Hundreds gather for National Indigenous Peoples Day celebrations in Whitehorse
Dakhká Khwáan dancer says June 21 is about 'celebrating our culture'
Hundreds of people gathered at the Kwanlin Dün Cultural Centre in downtown Whitehorse to celebrate National Indigenous Peoples Day on Tuesday. The day — which falls on the summer solstice — is meant to recognize and honour First Nations, Inuit and Métis cultures.
Jessie Dawson, councillor with the Kwanlin Dün First Nation, spoke at the opening ceremony for the day's events. She said the holiday "is a day we can feel pride and say 'this is who I am, this is where we are, and this is where I come from.'"
There were many activities throughout the day, including musical performances by Indigenous artists, a crafts market and the carving of a dugout canoe. Indigenous hip-hop band Snotty Nose Rez Kids were scheduled to perform at 9 p.m.

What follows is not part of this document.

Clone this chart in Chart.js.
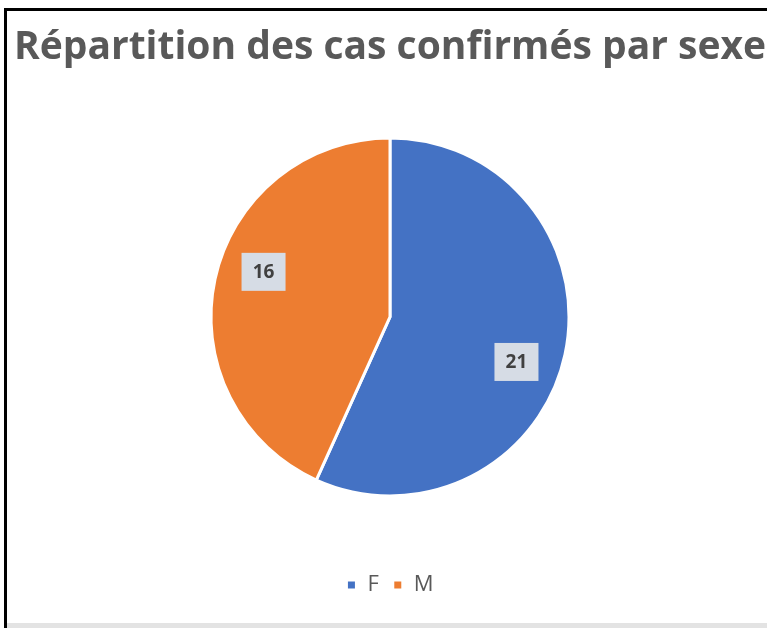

For Ron Rousseau, a Dakhká Khwáan dancer, June 21 is "not about truth and reconciliation." Rather, it's about "celebrating our culture, about sharing our dance and our song that was taken away for so many years."
Telecommunications company Northwestel provided free bannock and stew to those attending the events.
Several public figures took part in a salmon bake off, including Minister of Economic Development Ranj Pillai, Grand Chief of the Council of Yukon First Nations Peter Johnston, Yukon NDP leader Kate White, Regional Chief for the Assembly of First Nations Kluane Adamek and Commissioner of Yukon Angélique Bernard.
Pillai won first place for his salmon made using sea salt his mother collected from the Atlantic Ocean, off the coast of Nova Scotia.